Identify the lines bearing the string "this" and gather them.
start
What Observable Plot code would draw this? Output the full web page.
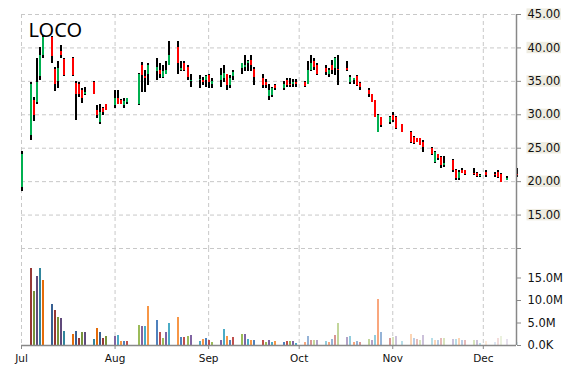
<!DOCTYPE html>
<html>
<head>
<meta charset="utf-8">
<script src="https://cdn.jsdelivr.net/npm/d3@7"></script>
<script src="https://cdn.jsdelivr.net/npm/@observablehq/plot@0.6"></script>
<style>
  html, body { margin: 0; padding: 0; background: #fff; }
  #chart { position: relative; width: 570px; height: 370px; overflow: hidden; }
  #chart svg { position: absolute; left: 0; display: block; }
</style>
</head>
<body>
<div id="chart"></div>
<script>
// ---------------- data ----------------
const ticker = "LOCO";
const dates = [
  "2016-07-01",
  "2016-07-04","2016-07-05","2016-07-06","2016-07-07","2016-07-08",
  "2016-07-11","2016-07-12","2016-07-13","2016-07-14","2016-07-15",
  "2016-07-18","2016-07-19","2016-07-20","2016-07-21","2016-07-22",
  "2016-07-25","2016-07-26","2016-07-27","2016-07-28","2016-07-29",
  "2016-08-01","2016-08-02","2016-08-03","2016-08-04","2016-08-05",
  "2016-08-09","2016-08-10","2016-08-11","2016-08-12",
  "2016-08-15","2016-08-16","2016-08-17","2016-08-18","2016-08-19",
  "2016-08-22","2016-08-23","2016-08-24","2016-08-25","2016-08-26",
  "2016-08-29","2016-08-30","2016-08-31","2016-09-01","2016-09-02",
  "2016-09-05","2016-09-06","2016-09-07","2016-09-08","2016-09-09",
  "2016-09-12","2016-09-13","2016-09-14","2016-09-15","2016-09-16",
  "2016-09-19","2016-09-20","2016-09-21","2016-09-22","2016-09-23",
  "2016-09-26","2016-09-27","2016-09-28","2016-09-29","2016-09-30",
  "2016-10-03","2016-10-04","2016-10-05","2016-10-06","2016-10-07",
  "2016-10-10","2016-10-11","2016-10-12","2016-10-13","2016-10-14",
  "2016-10-17","2016-10-18","2016-10-19","2016-10-20","2016-10-21",
  "2016-10-24","2016-10-25","2016-10-26","2016-10-27","2016-10-28",
  "2016-10-31","2016-11-01","2016-11-02","2016-11-04",
  "2016-11-07","2016-11-08","2016-11-09","2016-11-10","2016-11-11",
  "2016-11-14","2016-11-15","2016-11-16","2016-11-17","2016-11-18",
  "2016-11-21","2016-11-22","2016-11-23","2016-11-24","2016-11-25",
  "2016-11-28","2016-11-29","2016-11-30","2016-12-02",
  "2016-12-05","2016-12-06","2016-12-07","2016-12-09",
  "2016-12-12"
];
const opens = [
  19.15,
  26.9, 32.1, 31.9, 35.7, 38.9,
  41.6, 36.8, 35.0, 39.5, 38.2,
  38.4, 34.7, 34.6, 33.6, 33.1,
  34.9, 30.6, 28.9, 30.9, 31.5,
  31.4, 32.5, 32.2, 31.4, 31.9,
  31.6, 37.4, 35.8, 36.1,
  36.5, 36.6, 35.6, 36.1, 37.4,
  40.1, 36.6, 37.6, 37.1, 35.0,
  35.1, 35.2, 35.1, 35.9, 34.6,
  35.2, 35.5, 36.1, 34.4, 35.8,
  36.9, 37.1, 37.6, 38.1, 36.7,
  35.4, 34.9, 32.7, 32.9, 34.4,
  33.9, 35.1, 34.6, 34.6, 34.9,
  34.9, 34.6, 36.6, 37.9, 37.4,
  36.9, 36.1, 37.4, 36.9, 36.8,
  36.9, 34.9, 35.1, 35.8, 34.7,
  33.7, 33.0, 32.1, 27.4, 29.6,
  28.8, 29.9, 29.6, 28.6,
  27.4, 26.6, 26.4, 26.5, 25.9,
  24.9, 22.9, 24.0, 23.6, 22.4,
  23.1, 21.7, 20.4, 21.7, 21.6,
  21.2, 21.2, 20.8, 21.3,
  21.0, 21.3, 21.0, 20.1,
  21.0
];
const highs = [
  24.5,
  34.9, 32.6, 38.4, 40.1, 41.8,
  41.7, 37.1, 38.0, 40.4, 38.4,
  38.5, 35.0, 34.8, 33.9, 34.1,
  35.0, 31.4, 31.6, 31.1, 31.6,
  33.7, 33.7, 32.3, 32.4, 32.5,
  36.2, 37.8, 36.6, 37.6,
  38.4, 37.6, 37.4, 37.9, 40.9,
  40.9, 37.9, 37.9, 37.3, 36.1,
  35.9, 35.6, 35.9, 36.1, 35.5,
  36.9, 37.4, 36.1, 35.9, 36.6,
  37.6, 38.9, 38.1, 38.9, 37.0,
  36.1, 35.3, 34.6, 34.1, 34.6,
  35.0, 35.5, 35.5, 35.3, 35.3,
  35.0, 37.9, 38.9, 38.4, 37.6,
  37.4, 36.9, 38.1, 38.6, 38.9,
  37.9, 35.9, 35.5, 35.9, 34.9,
  33.9, 33.1, 32.2, 30.1, 29.6,
  29.8, 30.4, 29.7, 28.6,
  27.5, 26.7, 26.5, 26.5, 26.1,
  25.1, 24.5, 24.1, 23.7, 23.7,
  23.3, 21.8, 21.6, 22.0, 21.7,
  21.9, 21.3, 21.0, 21.6,
  21.4, 21.6, 21.2, 20.7,
  21.9
];
const lows = [
  18.55,
  26.1, 29.0, 31.6, 35.1, 38.4,
  37.6, 33.5, 34.0, 38.4, 35.8,
  35.8, 29.1, 32.6, 31.7, 32.9,
  33.0, 29.4, 28.6, 29.9, 30.6,
  31.0, 31.5, 31.5, 31.0, 31.5,
  31.4, 33.4, 33.4, 34.4,
  35.1, 35.4, 35.4, 36.1, 37.4,
  36.1, 36.4, 36.4, 35.2, 34.1,
  33.9, 34.4, 34.1, 34.0, 34.0,
  34.1, 34.9, 33.7, 33.9, 35.1,
  36.1, 36.4, 36.4, 36.4, 34.4,
  33.9, 33.9, 32.1, 32.6, 33.6,
  33.6, 34.1, 34.1, 34.1, 34.1,
  34.1, 34.6, 36.4, 36.6, 35.9,
  35.9, 35.6, 36.1, 35.9, 34.4,
  36.4, 34.6, 34.5, 34.3, 33.6,
  32.6, 31.8, 29.6, 27.4, 28.1,
  28.6, 28.9, 27.8, 27.4,
  25.7, 25.6, 25.9, 25.4, 24.4,
  23.9, 22.7, 23.1, 21.9, 22.1,
  21.4, 20.2, 20.2, 21.2, 20.9,
  20.9, 20.6, 20.6, 20.6,
  20.6, 20.4, 19.9, 20.1,
  20.6
];
const closes = [
  24.0,
  34.6, 29.9, 34.8, 38.9, 41.6,
  38.7, 34.5, 36.9, 38.9, 35.9,
  35.9, 33.1, 33.1, 32.4, 33.4,
  33.1, 29.9, 30.4, 30.4, 30.6,
  32.4, 31.6, 31.6, 32.0, 32.4,
  36.1, 35.9, 35.4, 37.4,
  37.0, 36.0, 36.4, 36.6, 38.9,
  37.6, 36.9, 36.6, 35.6, 35.2,
  35.3, 34.9, 35.7, 34.9, 35.0,
  35.9, 36.2, 34.4, 35.4, 36.3,
  37.6, 37.4, 37.9, 37.4, 35.6,
  34.4, 34.4, 33.6, 33.9, 33.9,
  34.6, 34.4, 34.4, 34.9, 34.6,
  34.2, 36.6, 37.6, 37.1, 36.1,
  36.3, 36.6, 36.6, 38.4, 36.6,
  36.6, 35.6, 35.4, 34.4, 34.1,
  33.1, 31.9, 29.6, 29.9, 28.4,
  29.6, 29.2, 27.9, 27.4,
  25.8, 25.7, 25.9, 25.4, 25.1,
  24.1, 24.3, 23.4, 22.4, 22.7,
  21.6, 20.4, 21.4, 21.2, 21.0,
  21.1, 20.7, 20.9, 20.9,
  20.9, 20.6, 19.9, 20.5,
  20.9
];
// volume in millions of shares
const volumes = [
  0,
  17.1, 11.9, 15.3, 17.1, 14.4,
  9.1, 7.7, 6.2, 6.0, 3.1,
  2.4, 3.1, 1.5, 2.9, 2.9,
  1.3, 3.8, 2.9, 1.5, 2.0,
  2.0, 2.2, 0.9, 0.9, 0.9,
  4.4, 4.2, 4.2, 8.6,
  5.5, 2.9, 1.5, 2.9, 4.9,
  6.2, 1.8, 1.8, 2.0, 2.2,
  0.9, 1.3, 1.5, 1.1, 0.7,
  1.1, 3.5, 2.0, 1.1, 1.8,
  2.4, 2.4, 1.3, 1.1, 1.1,
  1.1, 0.7, 1.1, 0.7, 0.9,
  0.7, 0.9, 0.9, 0.9, 0.4,
  0.7, 2.0, 1.1, 1.1, 1.1,
  0.9, 0.7, 1.3, 2.2, 4.9,
  1.8, 2.0, 0.7, 0.9, 0.7,
  1.3, 1.1, 2.2, 10.3, 2.9,
  1.5, 1.8, 2.0, 0.9,
  2.4, 1.5, 1.3, 1.1, 2.2,
  1.5, 1.1, 1.1, 1.5, 1.5,
  1.3, 1.3, 1.5, 1.1, 1.1,
  1.1, 1.1, 0.4, 0.9,
  0.7, 1.5, 2.0, 1.3,
  0.7
];
const monthStarts = ["2016-07-01","2016-08-01","2016-09-01","2016-10-01","2016-11-01","2016-12-01"];
const priceTicks = [10, 15, 20, 25, 30, 35, 40, 45];
const volumeTicks = [0, 5, 10, 15];

// ---------------- styles ----------------
// volume bar palette: 6 hues cycling, shade depends on month
const shades = {
  6: ["#376092","#953735","#77933C","#604A7B","#31859C","#E46C0A"],
  7: ["#4F81BD","#C0504D","#9BBB59","#8064A2","#4BACC6","#F79646"],
  8: ["#4F81BD","#C0504D","#9BBB59","#8064A2","#4BACC6","#F79646"],
  9: ["#95B3D7","#D99694","#C3D69B","#B3A2C7","#93CDDD","#F9A77E"],
  10: ["#B9CDE5","#E6B9B8","#D7E4BD","#CCC1DA","#B7DEE8","#FCD5B5"],
  11: ["#DCE6F2","#F2DCDB","#EBF1DE","#E6E0EC","#DBEEF4","#FDEADA"]
};
const UP = "#00B050", DOWN = "#FF0000", GRID = "#c8c8c8", AXIS = "#888888";

const parse = d3.utcParse("%Y-%m-%d");
const rows = dates.map((d, i) => {
  const date = parse(d);
  return {
    date, open: opens[i], high: highs[i], low: lows[i], close: closes[i],
    volume: volumes[i] * 1e6,
    barColor: shades[date.getUTCMonth()][i % 6],
    bodyColor: closes[i] >= opens[i] ? UP : DOWN
  };
});
const months = monthStarts.map(parse);
const xDomain = [parse(dates[0]), parse(dates[dates.length - 1])];

const common = {
  width: 570, marginLeft: 21, marginRight: 54,
  style: { fontFamily: "DejaVu Sans", fontSize: "11.5px", color: "#111", background: "transparent", overflow: "visible" },
  x: { type: "utc", domain: xDomain, axis: null },
  color: { type: "identity" }
};

const pricePlot = Plot.plot({
  ...common,
  height: 248, marginTop: 14, marginBottom: 0,
  y: { domain: [10, 45], axis: null },
  marks: [
    Plot.ruleY(priceTicks, { stroke: GRID, strokeDasharray: "4,3" }),
    Plot.ruleX(months, { stroke: GRID, strokeDasharray: "4,3" }),
    Plot.ruleX(rows, { x: "date", y1: "low", y2: "high", stroke: "#000", strokeWidth: 2, shapeRendering: "crispEdges" }),
    Plot.ruleX(rows, { x: "date", y1: "open", y2: "close", stroke: "bodyColor", strokeWidth: 2, shapeRendering: "crispEdges" }),
    Plot.ruleX([xDomain[1]], { stroke: AXIS, strokeWidth: 1.5 }),
    Plot.axisY({ anchor: "right", ticks: priceTicks, tickFormat: d => d === 10 ? "" : d.toFixed(2),
      label: null, tickSize: 4, tickPadding: 7, stroke: AXIS, fill: "#111", textAnchor: "start" }),
    Plot.text([ticker], { frameAnchor: "top-left", dx: 7, dy: 8, lineAnchor: "top", textAnchor: "start",
      fontSize: 20, fontFamily: "Noto Sans", fill: "#000" })
  ]
});

const volumePlot = Plot.plot({
  ...common,
  height: 122, marginTop: 0, marginBottom: 25,
  y: { domain: [0, 97 / 4.5 * 1e6], axis: null },
  marks: [
    Plot.ruleX(months, { stroke: GRID, strokeDasharray: "4,3" }),
    Plot.ruleX(rows, { x: "date", y1: 0, y2: "volume", stroke: "barColor", strokeWidth: 2, shapeRendering: "crispEdges" }),
    Plot.ruleY([0], { stroke: AXIS, strokeWidth: 1.5 }),
    Plot.ruleX([xDomain[1]], { stroke: AXIS, strokeWidth: 1.5 }),
    Plot.axisY({ anchor: "right", ticks: volumeTicks.map(v => v * 1e6),
      tickFormat: d => d === 0 ? "0.0K" : (d / 1e6).toFixed(1) + "M",
      label: null, tickSize: 4, tickPadding: 7, stroke: AXIS, fill: "#111", textAnchor: "start" }),
    Plot.axisX({ anchor: "bottom", ticks: months, tickFormat: d3.utcFormat("%b"),
      label: null, tickSize: 4, tickPadding: 5, stroke: AXIS, fill: "#111", fontSize: 10.5 })
  ]
});

const chart = document.getElementById("chart");
pricePlot.style.top = "0px";
volumePlot.style.top = "248px";
chart.appendChild(pricePlot);
chart.appendChild(volumePlot);

// beige label boxes behind the price tick labels
d3.select(pricePlot).selectAll('g[aria-label="y-axis tick label"] text').each(function () {
  if (!this.textContent) return;
  const b = this.getBBox();
  const t = this.getAttribute("transform");
  const rect = document.createElementNS("http://www.w3.org/2000/svg", "rect");
  rect.setAttribute("x", b.x - 1);
  rect.setAttribute("y", b.y + 1.2);
  rect.setAttribute("width", b.width + 1.5);
  rect.setAttribute("height", 11.4);
  rect.setAttribute("fill", "#EEECE1");
  if (t) rect.setAttribute("transform", t);
  this.parentNode.insertBefore(rect, this);
});
</script>
</body>
</html>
end
Reply to the exercise:
What Observable Plot code would draw this? Output the full web page.
  if (!this.textContent) return;
  const b = this.getBBox();
  const t = this.getAttribute("transform");
  this.parentNode.insertBefore(rect, this);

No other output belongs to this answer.